Second: while Britain has always had immigration, the recent influx is totally without precedent in modern times. Relative to population, the scale of immigration is now much greater than during any period since the Anglo-Saxon and Danish invasions over a thousand years ago.
In 2004, the most recent year for which statistics are available, 223,000 more people migrated into the UK than left it. Before Labour came to power, the number of people leaving Britain roughly balanced the number arriving, so the net contribution of immigration to population growth was modest. The total population of Britain was expected to remain roughly constant.
At the present rate of 223,000 additional immigrants every year, though, and adding the children that they will produce, the population of Britain will grow by more than 12 million to reach 73.2 million by 2046. There is no parallel for such a huge influx over a mere 40 years in our recorded history.
Most of the immigrants will settle in London and the South-East, because that is where the jobs are. There is already a chronic housing shortage in that part of England, a large portion of which is due to immigration.
It is difficult to see how many millions of extra people can be housed in the South-East without concreting over what few green field areas are left. Exacerbating the housing shortage and increasing the amount and density of built-on land, however, is only one of a series of transformations that will be triggered by the constant arrival of immigrants. They will inevitably completely change the culture and complexion of many cities.
I am not suggesting that all those changes will be bad, because I am sure that not all of them will be. While the immigration lobby tries to smear anyone who questions the benefits of large-scale immigration as “racist”, the real issue is not whether you like or dislike the social changes that the colossal influx of immigrants will bring.
It is rather that the Government has embarked on a policy that will totally change the nature of many of the communities in which we live without consulting any of us.
“We have have always been completely open about our case for migration,” said Downing Street last week. That is simply not true. Labour has never formally announced that it is committed to increasing immigration indefinitely: the closest any minister came to it was David Blunkett, who, as Home Secretary, announced that he thought there was “no natural limit” to the number of immigrants Britain could absorb.
But that’s about it.
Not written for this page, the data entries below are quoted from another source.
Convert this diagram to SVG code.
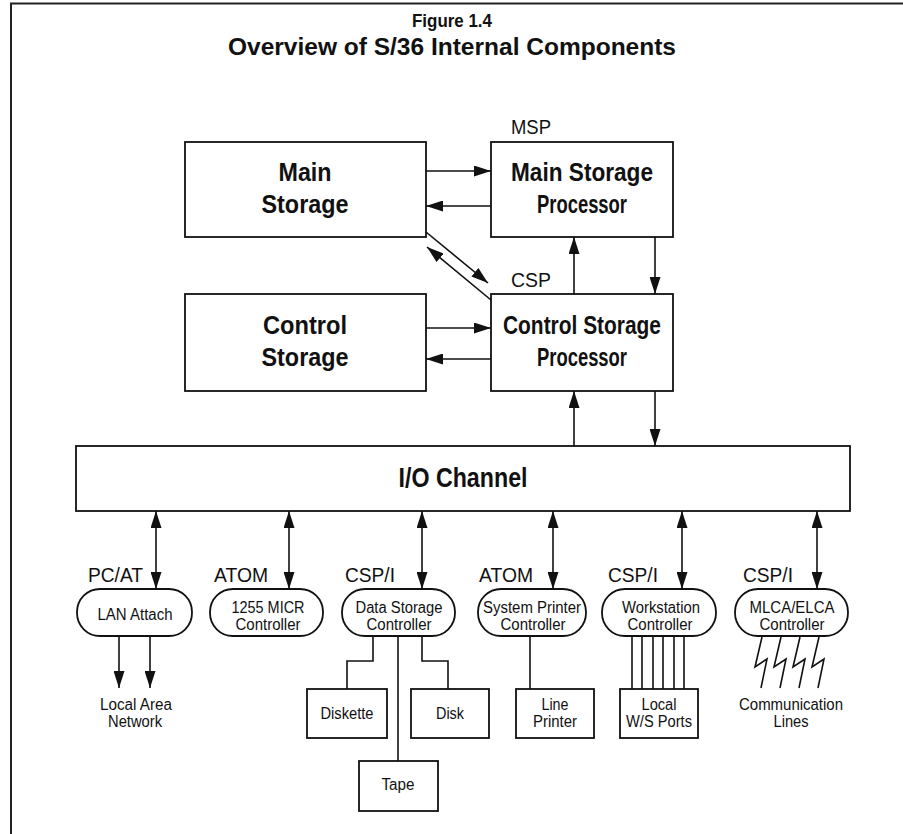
<svg xmlns="http://www.w3.org/2000/svg" width="903" height="834" viewBox="0 0 903 834">
<style>
.box{fill:#fff;stroke:#111;stroke-width:1.8}
.ln{fill:none;stroke:#111;stroke-width:1.6}
.t{font-family:"Liberation Sans",Arial,sans-serif;fill:#111;text-anchor:middle}
.s{text-anchor:start}
.b{font-weight:bold}
.big{font-size:25px;font-weight:bold}
.lab{font-size:20px}
.sm{font-size:16px}
</style>
<defs>
<marker id="ah" viewBox="0 0 17 11" refX="17" refY="5.5" markerWidth="17" markerHeight="11" markerUnits="userSpaceOnUse" orient="auto-start-reverse">
<path d="M0,0 L17,5.5 L0,11 z" fill="#111"/>
</marker>
</defs>
<rect width="903" height="834" fill="#fff"/>
<path d="M11,834 V3.5 H903" fill="none" stroke="#222" stroke-width="2"/>
<text class="t b" x="452" y="27" font-size="18" textLength="80" lengthAdjust="spacingAndGlyphs">Figure 1.4</text>
<text class="t b" x="452" y="55" font-size="24" textLength="448" lengthAdjust="spacingAndGlyphs">Overview of S/36 Internal Components</text>

<g id="main-storage"><rect class="box" x="185" y="142" width="241" height="95"/>
<text class="t big" x="305" y="181" textLength="53" lengthAdjust="spacingAndGlyphs">Main</text>
<text class="t big" x="305" y="213" textLength="87" lengthAdjust="spacingAndGlyphs">Storage</text></g>

<g id="msp"><text class="t lab s" x="511" y="134" textLength="40" lengthAdjust="spacingAndGlyphs">MSP</text>
<rect class="box" x="491" y="142" width="182" height="95"/>
<text class="t big" x="582" y="181" textLength="142" lengthAdjust="spacingAndGlyphs">Main Storage</text>
<text class="t big" x="582" y="213" textLength="90" lengthAdjust="spacingAndGlyphs">Processor</text></g>

<g id="control-storage"><rect class="box" x="185" y="294" width="241" height="97"/>
<text class="t big" x="305" y="334" textLength="84" lengthAdjust="spacingAndGlyphs">Control</text>
<text class="t big" x="305" y="366" textLength="87" lengthAdjust="spacingAndGlyphs">Storage</text></g>

<g id="csp"><text class="t lab s" x="511" y="287" textLength="40" lengthAdjust="spacingAndGlyphs">CSP</text>
<rect class="box" x="491" y="294" width="182" height="97"/>
<text class="t big" x="582" y="334" textLength="158" lengthAdjust="spacingAndGlyphs">Control Storage</text>
<text class="t big" x="582" y="366" textLength="90" lengthAdjust="spacingAndGlyphs">Processor</text></g>

<g id="io-channel"><rect class="box" x="76" y="446" width="774" height="65"/>
<text class="t b" font-size="27" x="463" y="487" textLength="129" lengthAdjust="spacingAndGlyphs">I/O Channel</text></g>

<g id="lan"><text class="t lab s" x="88" y="582" textLength="55" lengthAdjust="spacingAndGlyphs">PC/AT</text>
<rect class="box" x="77" y="589" width="115" height="47" rx="23" ry="23"/>
<text class="t sm" x="135" y="620" textLength="75" lengthAdjust="spacingAndGlyphs">LAN Attach</text></g>

<g id="micr"><text class="t lab s" x="214" y="582" textLength="54" lengthAdjust="spacingAndGlyphs">ATOM</text>
<rect class="box" x="210" y="589" width="113" height="47" rx="23" ry="23"/>
<text class="t sm" x="268" y="613" textLength="73" lengthAdjust="spacingAndGlyphs">1255 MICR</text>
<text class="t sm" x="268" y="630" textLength="65" lengthAdjust="spacingAndGlyphs">Controller</text></g>

<g id="dsc"><text class="t lab s" x="345" y="582" textLength="50" lengthAdjust="spacingAndGlyphs">CSP/I</text>
<rect class="box" x="342" y="589" width="113" height="47" rx="23" ry="23"/>
<text class="t sm" x="399" y="613" textLength="87" lengthAdjust="spacingAndGlyphs">Data Storage</text>
<text class="t sm" x="399" y="630" textLength="65" lengthAdjust="spacingAndGlyphs">Controller</text></g>

<g id="spc"><text class="t lab s" x="479" y="582" textLength="54" lengthAdjust="spacingAndGlyphs">ATOM</text>
<rect class="box" x="478" y="589" width="108" height="47" rx="23" ry="23"/>
<text class="t sm" x="532" y="613" textLength="98" lengthAdjust="spacingAndGlyphs">System Printer</text>
<text class="t sm" x="533" y="630" textLength="65" lengthAdjust="spacingAndGlyphs">Controller</text></g>

<g id="wsc"><text class="t lab s" x="608" y="582" textLength="50" lengthAdjust="spacingAndGlyphs">CSP/I</text>
<rect class="box" x="602" y="589" width="114" height="47" rx="23" ry="23"/>
<text class="t sm" x="661" y="613" textLength="78" lengthAdjust="spacingAndGlyphs">Workstation</text>
<text class="t sm" x="660" y="630" textLength="65" lengthAdjust="spacingAndGlyphs">Controller</text></g>

<g id="mlca"><text class="t lab s" x="743" y="582" textLength="50" lengthAdjust="spacingAndGlyphs">CSP/I</text>
<rect class="box" x="735" y="589" width="113" height="47" rx="23" ry="23"/>
<text class="t sm" x="792" y="613" textLength="85" lengthAdjust="spacingAndGlyphs">MLCA/ELCA</text>
<text class="t sm" x="792" y="630" textLength="65" lengthAdjust="spacingAndGlyphs">Controller</text></g>

<g id="lan-net"><text class="t sm" x="136" y="710" textLength="72" lengthAdjust="spacingAndGlyphs">Local Area</text>
<text class="t sm" x="135" y="727" textLength="54" lengthAdjust="spacingAndGlyphs">Network</text></g>

<g id="diskette"><rect class="box" x="307" y="689" width="80" height="49"/>
<text class="t sm" x="347" y="719" textLength="53" lengthAdjust="spacingAndGlyphs">Diskette</text></g>
<g id="disk"><rect class="box" x="411" y="689" width="78" height="49"/>
<text class="t sm" x="450" y="719" textLength="28" lengthAdjust="spacingAndGlyphs">Disk</text></g>
<g id="tape"><rect class="box" x="359" y="761" width="79" height="50"/>
<text class="t sm" x="398" y="790" textLength="33" lengthAdjust="spacingAndGlyphs">Tape</text></g>
<g id="line-printer"><rect class="box" x="516" y="689" width="78" height="49"/>
<text class="t sm" x="555" y="710" textLength="27" lengthAdjust="spacingAndGlyphs">Line</text>
<text class="t sm" x="555" y="727" textLength="44" lengthAdjust="spacingAndGlyphs">Printer</text></g>
<g id="ws-ports"><rect class="box" x="620" y="689" width="78" height="49"/>
<text class="t sm" x="659" y="710" textLength="35" lengthAdjust="spacingAndGlyphs">Local</text>
<text class="t sm" x="659" y="727" textLength="66" lengthAdjust="spacingAndGlyphs">W/S Ports</text></g>
<g id="comm-lines"><text class="t sm" x="791" y="710" textLength="104" lengthAdjust="spacingAndGlyphs">Communication</text>
<text class="t sm" x="791" y="727" textLength="35" lengthAdjust="spacingAndGlyphs">Lines</text></g>

<g id="connectors">
<line class="ln" x1="426" y1="171" x2="491" y2="171" marker-end="url(#ah)"/>
<line class="ln" x1="491" y1="206" x2="426" y2="206" marker-end="url(#ah)"/>
<line class="ln" x1="426" y1="232" x2="488" y2="283" marker-end="url(#ah)"/>
<line class="ln" x1="491" y1="300" x2="427" y2="247" marker-end="url(#ah)"/>
<line class="ln" x1="574" y1="294" x2="574" y2="237" marker-end="url(#ah)"/>
<line class="ln" x1="655" y1="237" x2="655" y2="294" marker-end="url(#ah)"/>
<line class="ln" x1="426" y1="328" x2="491" y2="328" marker-end="url(#ah)"/>
<line class="ln" x1="491" y1="359" x2="426" y2="359" marker-end="url(#ah)"/>
<line class="ln" x1="574" y1="446" x2="574" y2="391" marker-end="url(#ah)"/>
<line class="ln" x1="655" y1="391" x2="655" y2="446" marker-end="url(#ah)"/>
<line class="ln" x1="156" y1="511" x2="156" y2="589" marker-start="url(#ah)" marker-end="url(#ah)"/>
<line class="ln" x1="289" y1="511" x2="289" y2="589" marker-start="url(#ah)" marker-end="url(#ah)"/>
<line class="ln" x1="422" y1="511" x2="422" y2="589" marker-start="url(#ah)" marker-end="url(#ah)"/>
<line class="ln" x1="553" y1="511" x2="553" y2="589" marker-start="url(#ah)" marker-end="url(#ah)"/>
<line class="ln" x1="682" y1="511" x2="682" y2="589" marker-start="url(#ah)" marker-end="url(#ah)"/>
<line class="ln" x1="817" y1="511" x2="817" y2="589" marker-start="url(#ah)" marker-end="url(#ah)"/>
<line class="ln" x1="119" y1="636" x2="119" y2="688" marker-end="url(#ah)"/>
<line class="ln" x1="150" y1="636" x2="150" y2="688" marker-end="url(#ah)"/>
<path class="ln" d="M373,636 V661 H347 V689"/>
<path class="ln" d="M398,636 V761"/>
<path class="ln" d="M422,636 V661 H448 V689"/>
<path class="ln" d="M530,636 V689"/>
<path class="ln" d="M632,636 V689 M642,636 V689 M653,636 V689 M663,636 V689 M674,636 V689 M684,636 V689"/>
<path class="ln" d="M762,637 L755,667 L767,659 L761,688 M781,637 L774,667 L786,659 L780,688 M800,637 L793,667 L805,659 L799,688 M819,637 L812,667 L824,659 L818,688"/>
</g>
</svg>
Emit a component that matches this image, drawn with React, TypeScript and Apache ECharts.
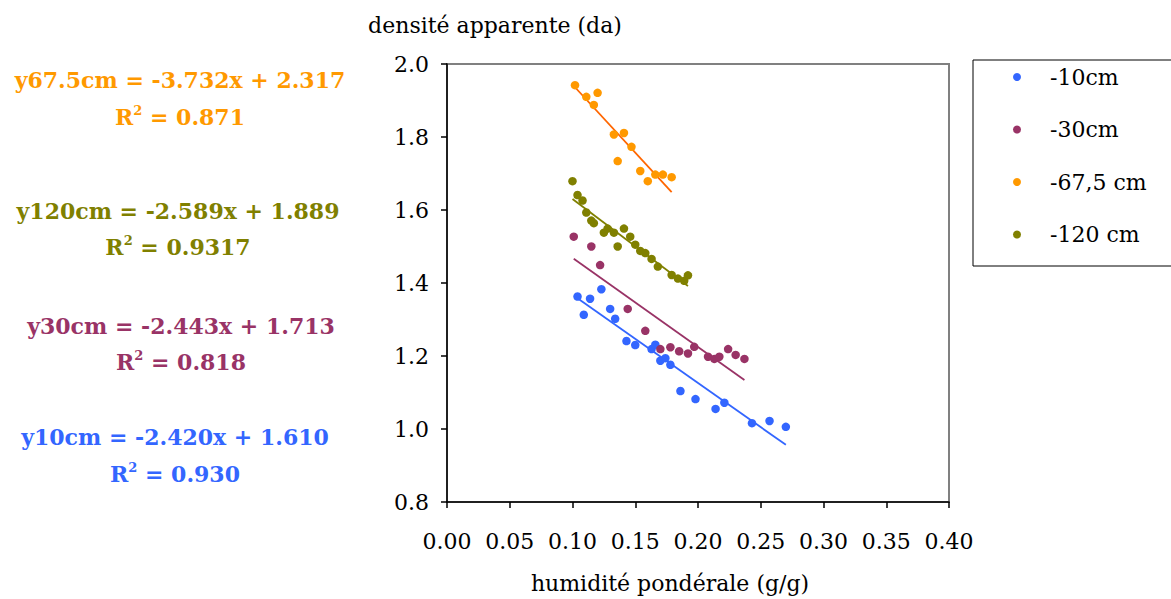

There was nothing about increasing immigration in Labour’s manifesto of 1997, or of 2001, or of 2005.
The only justification the Government has ever given for increasing immigration is the economic benefits it alleges immigration has for the existing population. But those benefits are a mirage, and if they are the only justification the Government has, it is following a policy which is based on a fundamental error.
We desperately need an honest debate on the issue. But if the Government’s record is anything to go by, it will do everything it can to prevent one.